The book is illustrated almost entirely in colour throughout and contains over 250 examples of Fischl's work from his early efforts through to his mature work. The main section "Fischl on Fischl", pp 31 to 338, contains the bulk of these, with picture on virtually every page; most approach full page in size (allowing for margins), but a few are reproduced unnecessarily quite small. While most of the work consists of paintings in oils there are also some drawings, water colours and a few bronzes. Fischl's work is figurative in both senses, and often provocatively sexual in nature, but irresistibly appealing with his free approach and strong sense of light and shade.
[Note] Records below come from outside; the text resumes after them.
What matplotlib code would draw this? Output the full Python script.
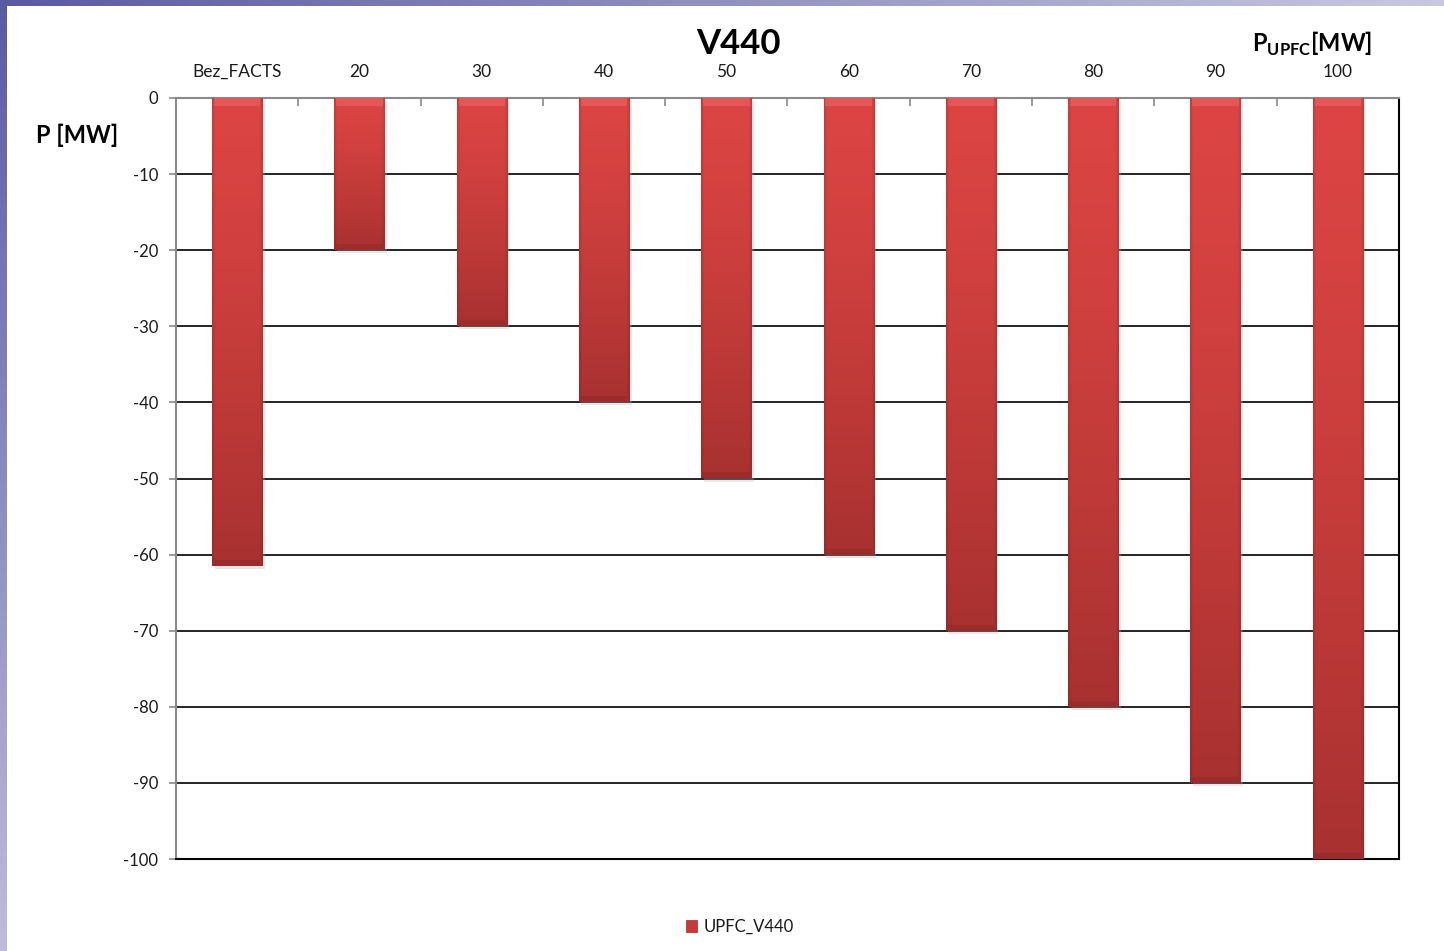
import numpy as np
import matplotlib
matplotlib.use("Agg")
import matplotlib.pyplot as plt
from matplotlib.colors import to_rgb
from matplotlib.patches import Patch, Rectangle

plt.rcParams['font.family'] = ['Lato', 'DejaVu Sans']

categories = ['Bez_FACTS', '20', '30', '40', '50', '60', '70', '80', '90', '100']
p_line = [-61.5, -20, -30, -40, -50, -60, -70, -80, -90, -100]
y_ticks = [0, -10, -20, -30, -40, -50, -60, -70, -80, -90, -100]

W, H = 1444, 951
fig = plt.figure(figsize=(W / 100, H / 100), dpi=100)

# slide frame: purple gradient strips on the left and top edge
bg = fig.add_axes([0, 0, 1, 1], zorder=-10)
bg.axis('off')
dark = np.array(to_rgb('#5a5aa2'))
light_l = np.array(to_rgb('#bcbcda'))
light_t = np.array(to_rgb('#c8c8e0'))
t = np.linspace(0, 1, 256)
left_strip = (dark[None, :] * (1 - t[:, None]) + light_l[None, :] * t[:, None])[:, None, :]
top_strip = (dark[None, :] * (1 - t[:, None]) + light_t[None, :] * t[:, None])[None, :, :]
bg.imshow(left_strip, extent=[0, 7, H, 0], aspect='auto', interpolation='bilinear')
bg.imshow(top_strip, extent=[0, W, 6, 0], aspect='auto', interpolation='bilinear')
bg.set_xlim(0, W)
bg.set_ylim(H, 0)

ax = fig.add_axes([176 / W, 1 - 859 / H, (1399 - 176) / W, (859 - 98) / H])

# gradient fill for the bars (lighter at the top, bevelled edges)
top_c = np.array(to_rgb('#dc4543'))
bot_c = np.array(to_rgb('#a83130'))
ny, nx = 800, 60
v = np.linspace(0, 1, ny)[:, None] ** 1.3
h = np.linspace(-1, 1, nx)[None, :]
base = top_c[None, None, :] * (1 - v[..., None]) + bot_c[None, None, :] * v[..., None]
edge = 1 - 0.12 * np.clip((np.abs(h) - 0.88) / 0.12, 0, 1)
grad = np.clip(base * edge[..., None], 0, 1)

bar_w = 0.41
for i, val in enumerate(p_line):
    x0 = i + 0.5 - bar_w / 2
    ax.add_patch(Rectangle((x0 + 0.02, val - 0.4), bar_w, -val, facecolor='#b0b0b0',
                           alpha=0.3, edgecolor='none', zorder=2))
    ax.imshow(grad, extent=[x0, x0 + bar_w, val, 0], aspect='auto',
              interpolation='bilinear', interpolation_stage='rgba', zorder=3)
    # bevel highlight on the top edge, darker rim on the bottom edge
    ax.add_patch(Rectangle((x0 + 0.015, -1.0), bar_w - 0.03, 1.0, facecolor='#f06a66',
                           alpha=0.5, edgecolor='none', zorder=4))
    ax.add_patch(Rectangle((x0 + 0.015, val), bar_w - 0.03, 0.8, facecolor='#7a2020',
                           alpha=0.25, edgecolor='none', zorder=4))

ax.set_xlim(0, len(categories))
ax.set_ylim(-100, 0)
ax.set_aspect('auto')

ax.set_yticks(y_ticks)
ax.set_yticklabels([str(y) for y in y_ticks])
ax.yaxis.grid(True, color='black', linewidth=1.2, zorder=1)
ax.set_axisbelow(True)
ax.tick_params(axis='y', length=5, width=1.2, color='#8a8a8a', pad=8,
               labelsize=12, labelcolor='#1a1a1a')

ax.xaxis.tick_top()
ax.set_xticks(np.arange(0, len(categories) + 1))
ax.set_xticklabels([])
ax.set_xticks(np.arange(len(categories)) + 0.5, minor=True)
ax.set_xticklabels(categories, minor=True)
ax.tick_params(axis='x', which='major', direction='in', length=6, width=1.2, color='#8a8a8a')
ax.tick_params(axis='x', which='minor', length=0, pad=13, labelsize=12.5, labelcolor='#1a1a1a')

for side in ['left', 'top']:
    ax.spines[side].set_color('#8a8a8a')
    ax.spines[side].set_linewidth(1.5)
for side in ['right', 'bottom']:
    ax.spines[side].set_color('black')
    ax.spines[side].set_linewidth(1.5)

fig.text(738 / W, 1 - 44 / H, 'V440', ha='center', va='center',
         fontsize=25, fontweight='bold', color='black')
fig.text(1312 / W, 1 - 44 / H, r'P$_{\mathregular{UPFC}}$[MW]', ha='center', va='center',
         fontsize=17, fontweight='bold', color='black')
fig.text(77 / W, 1 - 135 / H, 'P [MW]', ha='center', va='center',
         fontsize=17, fontweight='bold', color='black')

handles = [Patch(facecolor='#c83a38', edgecolor='#a02a28', linewidth=0.5)]
fig.legend(handles, ['UPFC_V440'], loc='center', bbox_to_anchor=(740 / W, 1 - 927 / H),
           frameon=False, fontsize=12, handlelength=0.7, handleheight=0.7,
           handletextpad=0.4, labelcolor='#1a1a1a')

fig.savefig('out.png', dpi=100, facecolor='white')
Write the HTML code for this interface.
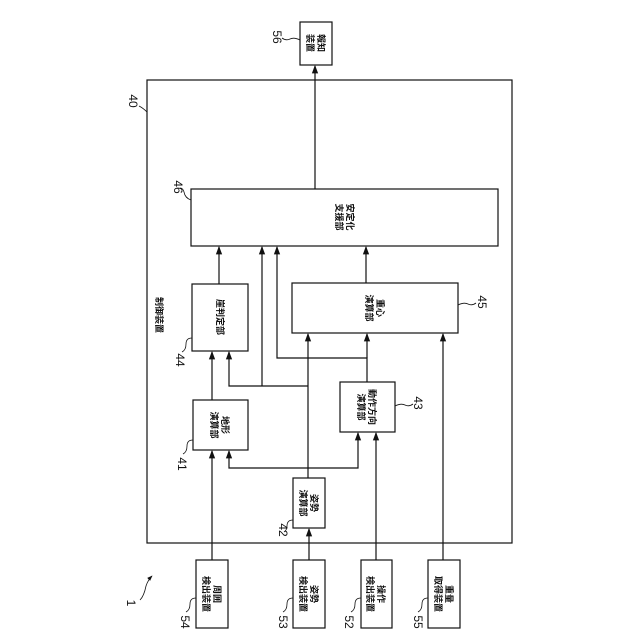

This is certainly a very fine volume. I would like to have had more about Fischl's practical approach to his work, although it is very good to have his own thoughts on several paintings and what he was aiming for; and given the often large scale if his canvases it would have been informative to have had a few examples of close-up detail, I also found Danto's frequent references to himself distracting; but these are minor criticisms, although the omission of an index to the paintings is rather more irritating. However it is superbly illustrated with an abundance of Fischl's output; and well worth it for that alone ~ highly recommended.

Well Worth the Wait!5
Fischl must be one of the world's greatest living figurative painters and this fantastic collection of his work has been well worth the long wait for publication. It's that rare thing in an art book, top quality reproduction of the artwork with decent sized plates on quality paper, a fairly informative text and not overflowing with the gibberish commentaries that plague many artist's monographs,

I first became aware of Fischl's work some fifteen to twenty years ago when I came upon a reproduction of The Pizza Eater in a cheap book of one hundred paintings of merit or some such nonsense and was immediately struck by both his sheer physical TALENT and the raw and challenging nature of his subject matter. A young pre-pubescent girl wanders naked on the beach, eating her pizza, oblivious to the leers of two teenage boys in the foreground. It's like walking into a meld Edward Hopper, Balthus and Lucien Freud with the savagery of Francis Bacon thrown in for good measure. Talk about being blown away!

Anyway, over the years I've found more work by him, slowly building up a knowledge of his painting, holding him up as a master to aspire to, and, for the last six months, waiting for this book to be published and delivered and it has finally arrived, and I feel like a junkie being let out of rehab with a thousand pounds in my pocket. Seeing anyone's entire output at one sitting is breath-taking, seeing Fischl's is just too much. I have to keep shutting the book and going back to it, indulging in sheer unashamed gluttony after years of famine.

If you only buy one art book in your life think about buying this one!

Great5
This book is an epitome of how perfect a book on any artistic subject must be.